- What you have to do: Look through the records that follow. Copy every line containing the word "Emit".

- Supplied data:

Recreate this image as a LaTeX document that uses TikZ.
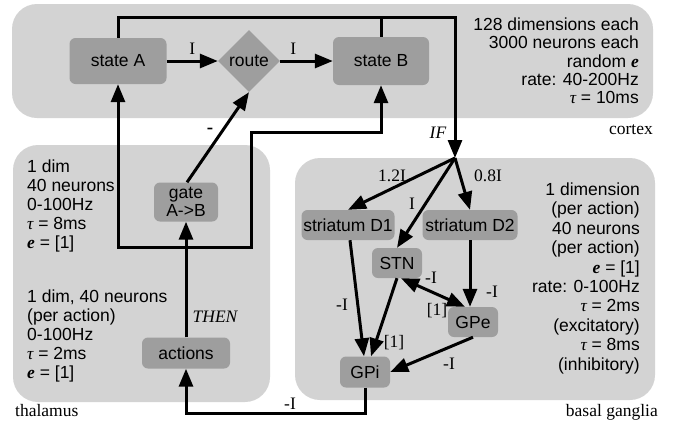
\documentclass[tikz,border=0pt]{standalone}
\usepackage{fontspec}
\setmainfont{Liberation Sans}
\newfontfamily\serif{Liberation Serif}
\usetikzlibrary{arrows.meta}
\usetikzlibrary{shapes.geometric}
\definecolor{regiongray}{RGB}{211,211,211}
\definecolor{popgray}{RGB}{158,158,158}
\newcommand{\evec}{{\serif\bfseries\itshape e}}
\newcommand{\tconst}{{\serif\itshape τ}}

\begin{document}
\begin{tikzpicture}[x=1pt,y=-1pt,font=\fontsize{17.5}{19}\selectfont,
  >={Triangle[length=18pt,width=14pt]},
  region/.style={fill=regiongray,rounded corners=25pt},
  pop/.style={fill=popgray,rounded corners=6pt,minimum height=30pt,inner sep=0pt},
  wire/.style={line width=3pt},
  lbl/.style={font=\serif\fontsize{17.5}{19}\selectfont,inner sep=0pt},
  info/.style={inner sep=0pt}]
\useasboundingbox (0,0) rectangle (674,421);
\fill[region] (12,4) rectangle (653,118);
\fill[region] (13,145) rectangle (270,402);
\fill[region] (295,158) rectangle (655,400);
\node[lbl,anchor=base east] (cortexlbl) at (653,134) {cortex};
\node[lbl,anchor=base west] (thallbl) at (15,416) {thalamus};
\node[lbl,anchor=base east] (bglbl) at (658,416) {basal ganglia};
\node[info,anchor=north east,align=right,font=\fontsize{17.5}{18.4}\selectfont] (cortexinfo) at (639,17.4)
  {128 dimensions each\\3000 neurons each\\random \evec\\rate: 40-200Hz\\\tconst{} = 10ms};
\node[info,anchor=north west,align=left] (gateinfo) at (27,159.6)
  {1 dim\\40 neurons\\0-100Hz\\\tconst{} = 8ms\\\evec{} = [1]};
\node[info,anchor=north west,align=left] (actinfo) at (27,289.6)
  {1 dim, 40 neurons\\(per action)\\0-100Hz\\\tconst{} = 2ms\\\evec{} = [1]};
\node[info,anchor=north east,align=right,font=\fontsize{17.5}{19.4}\selectfont] (bginfo) at (640,182.6)
  {1 dimension\\(per action)\\40 neurons\\(per action)\\\evec{} = [1]\\rate: 0-100Hz\\\tconst{} = 2ms\\(excitatory)\\\tconst{} = 8ms\\(inhibitory)};

\node[pop,minimum width=97pt,minimum height=46pt] (stateA) at (118,61) {state A};
\node[diamond,fill=popgray,minimum width=62pt,minimum height=62pt,inner sep=0pt] (route) at (249,61) {route};
\node[pop,minimum width=96pt,minimum height=48pt] (stateB) at (381,61) {state B};
\node[pop,minimum width=64pt,minimum height=39pt,align=center,font=\fontsize{17.5}{18}\selectfont] (gate) at (186,202) {gate\\A->B};
\node[pop,minimum width=88pt,minimum height=31pt] (actions) at (186,353) {actions};
\node[pop,minimum width=93pt] (d1) at (348,225) {striatum D1};
\node[pop,minimum width=95pt] (d2) at (470,225) {striatum D2};
\node[pop,minimum width=50pt] (stn) at (397,263) {STN};
\node[pop,minimum width=50pt] (gpe) at (473,322) {GPe};
\node[pop,minimum width=50pt,minimum height=31pt] (gpi) at (365,372) {GPi};

\coordinate (fan) at (455,158);
\coordinate (topright) at (455,17);
\coordinate (junc) at (186,247);
\coordinate (loopR) at (251,132);
\coordinate (thalbase) at (186,413);

\draw[wire,->] (stateA.east) -- (route.west) node[lbl,midway,above=5pt] {I};
\draw[wire,->] (route.east) -- (stateB.west) node[lbl,pos=0.25,above=5pt] {I};
\draw[wire,->] (stateA.north) |- (topright) -- (fan);
\draw[wire] (stateB.north) -- (stateB.north |- topright);
\node[lbl,font=\serif\itshape\fontsize{17.5}{19}\selectfont] (iflbl) at (438,133) {IF};

\draw[wire,->] (junc) -| (stateA.south);
\draw[wire,->] (junc) -| (loopR) -| (stateB.south);
\draw[wire,->] (actions.north) -- (gate.south);
\node[lbl,font=\serif\itshape\fontsize{17.5}{19}\selectfont] (thenlbl) at (215,317) {THEN};
\draw[wire,->] ([xshift=1pt]gate.north) -- (route.south);
\node[lbl,font=\serif\bfseries\fontsize{19}{19}\selectfont] (gatelbl) at (210,131) {-};

\draw[wire,->] (fan) -- (d1.north);
\draw[wire,->] (fan) -- (stn.north);
\draw[wire,->] (fan) -- (d2.north);
\node[lbl] (d1lbl) at (392,176) {1.2I};
\node[lbl] (stnlbl) at (412,204) {I};
\node[lbl] (d2lbl) at (488,176) {0.8I};

\draw[wire,->] ([xshift=2pt]d1.south) -- ([xshift=-1pt]gpi.north);
\draw[wire,->] (stn.south) -- ([xshift=6pt]gpi.north);
\draw[wire,->] (d2.south) -- (d2.south |- gpe.north);
\draw[wire,<->] ([xshift=4pt]stn.south) -- ([xshift=-8pt]gpe.north);
\draw[wire,->] (gpe.south) -- (gpi.east);
\node[lbl] (d1gpilbl) at (342,305) {-I};
\node[lbl] (stngpilbl) at (394,343) {[1]};
\node[lbl] (d2gpelbl) at (492,292) {-I};
\node[lbl] (stngpelbl) at (431,278) {-I};
\node[lbl] (gpestnlbl) at (437,311) {[1]};
\node[lbl] (gpegpilbl) at (449,364) {-I};

\draw[wire,->] (gpi.south) |- (thalbase) -- (actions.south);
\node[lbl] (gpiactlbl) at (290,404) {-I};
\end{tikzpicture}
\end{document}
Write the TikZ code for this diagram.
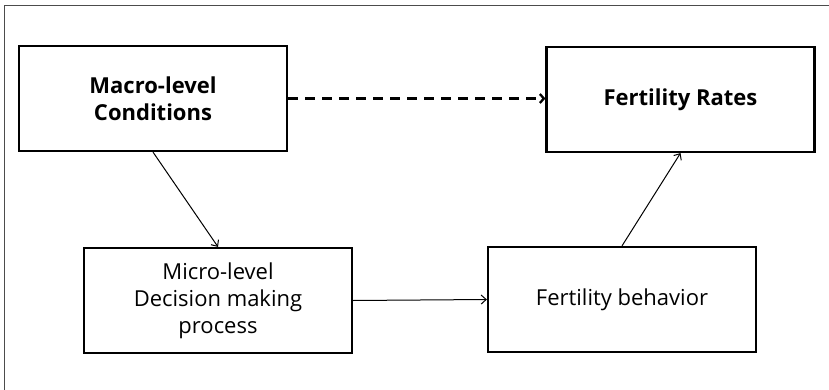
\documentclass[tikz,border=0pt]{standalone}
\usepackage{fontspec}
\setmainfont{Open Sans}
\usetikzlibrary{arrows.meta}

\begin{document}
\begin{tikzpicture}[x=1pt, y=-1pt,
    box/.style={draw, line width=2.2pt, minimum width=268pt, minimum height=105pt,
      inner sep=0pt, align=center, font=\fontsize{22}{27}\selectfont},
    boldbox/.style={box, font=\fontsize{22}{27}\selectfont\bfseries},
    link/.style={line width=1pt, -{Straight Barb[length=5pt, width=9pt]}}]
  \useasboundingbox (0,0) rectangle (829,390);
  % outer frame, cut by the page edge
  \begin{scope}
    \clip (0,0) rectangle (829,390);
    \draw[line width=1.2pt, black!70] (4.5,400) -- (4.5,5.7) -- (840,5.7);
  \end{scope}
  \node[boldbox] (macro) at (153,98.5) {Macro-level\\Conditions};
  \node[boldbox] (rates) at (680.5,99.5) {Fertility Rates};
  \node[box] (micro) at (218,300.5) {Micro-level\\Decision making\\process};
  \node[box] (behav) at (622,299.5) {Fertility behavior};
  \draw[link] (macro.south) -- (micro.north);
  \draw[link] (micro.east) -- (behav.west);
  \draw[link] (behav.north) -- (rates.south);
  \draw[line width=2.3pt, dash pattern=on 10pt off 7pt,
    -{Straight Barb[length=4pt, width=9pt]}] (macro.east) -- (rates.west |- macro.east);
\end{tikzpicture}
\end{document}
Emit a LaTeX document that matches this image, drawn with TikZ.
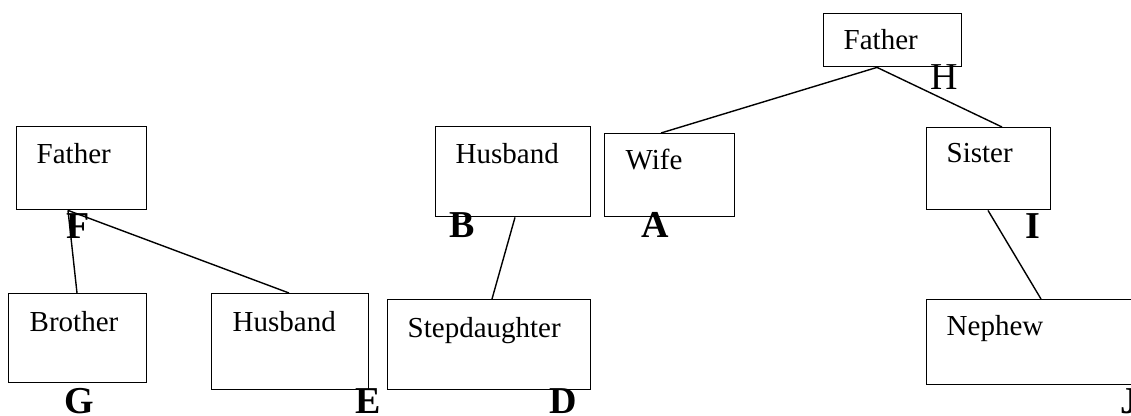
\documentclass[tikz,border=0pt]{standalone}
\usepackage{fontspec}
\setmainfont{Liberation Serif}
\usetikzlibrary{calc}
\begin{document}
\begin{tikzpicture}[x=0.5pt,y=-0.5pt,line width=0.7pt,
	box/.style 2 args={draw,anchor=north west,inner sep=0pt,minimum width=#1,minimum height=#2},
	boxtext/.style={anchor=base west,inner sep=0pt,font=\fontsize{14.5}{17}\selectfont},
	letter/.style={anchor=base,inner sep=0pt,font=\fontsize{19}{22}\selectfont\bfseries}]
		\useasboundingbox (0,0) rectangle (1131,416);
		% boxes
		\node[box={69pt}{26.5pt}] (ft) at (823,13) {};
		\node[box={65pt}{41.5pt}] (wi) at (604,133) {};
		\node[box={62pt}{41pt}] (si) at (926,127) {};
		\node[box={77.5pt}{45pt}] (hm) at (435,126) {};
		\node[box={101.5pt}{45pt}] (sd) at (387,299) {};
		\node[box={104pt}{42.5pt}] (ne) at (926,299) {};
		\node[box={65pt}{41.5pt}] (fl) at (16,126) {};
		\node[box={69pt}{44.5pt}] (br) at (8,293) {};
		\node[box={78.5pt}{48pt}] (hl) at (211,293) {};
		% texts
		\node[boxtext] (tft) at (843,50) {Father};
		\node[boxtext] (twi) at (625,170) {Wife};
		\node[boxtext] (tsi) at (946,163) {Sister};
		\node[boxtext] (thm) at (455,164) {Husband};
		\node[boxtext] (tsd) at (407,338) {Stepdaughter};
		\node[boxtext] (tne) at (946,336) {Nephew};
		\node[boxtext] (tfl) at (36,164) {Father};
		\node[boxtext] (tbr) at (29,332) {Brother};
		\node[boxtext] (thl) at (232,332) {Husband};
		% links
		\draw ($(ft.south west)+(54,0)$) -- ($(wi.north west)+(57,0)$);
		\draw ($(ft.south west)+(54,0)$) -- ($(si.north west)+(76,0)$);
		\draw ($(hm.south west)+(80,0)$) -- ($(sd.north west)+(105,0)$);
		\draw ($(si.south west)+(62,0)$) -- ($(ne.north west)+(115,0)$);
		\draw ($(fl.south west)+(52,0)$) -- ($(br.north west)+(69,0)$);
		\draw ($(fl.south west)+(52,0)$) -- ($(hl.north west)+(78,0)$);
		% letters
		\node[letter,font=\fontsize{19}{22}\selectfont] (h) at (944,90) {H};
		\node[letter] (f) at (78,239) {F};
		\node[letter] (b) at (462,238) {B};
		\node[letter] (a) at (655,238) {A};
		\node[letter] (i) at (1033,239) {I};
		\node[letter] (g) at (79,414) {G};
		\node[letter] (e) at (368,414) {E};
		\node[letter] (d) at (563,414) {D};
		\node[letter] (j) at (1130,414) {J};
	\end{tikzpicture}
\end{document}
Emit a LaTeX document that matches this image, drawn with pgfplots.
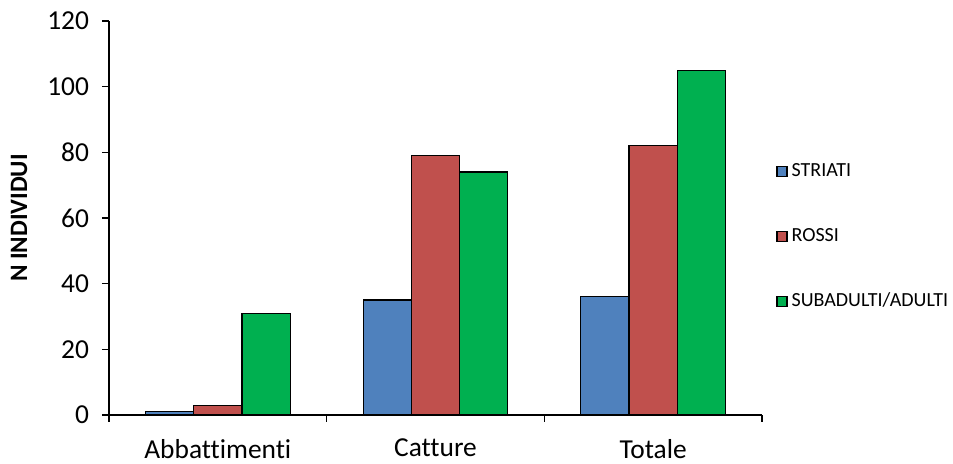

- Solution below:
Emit a LaTeX document that matches this image, drawn with TikZ.
Emit a LaTeX document that matches this image, drawn with pgfplots.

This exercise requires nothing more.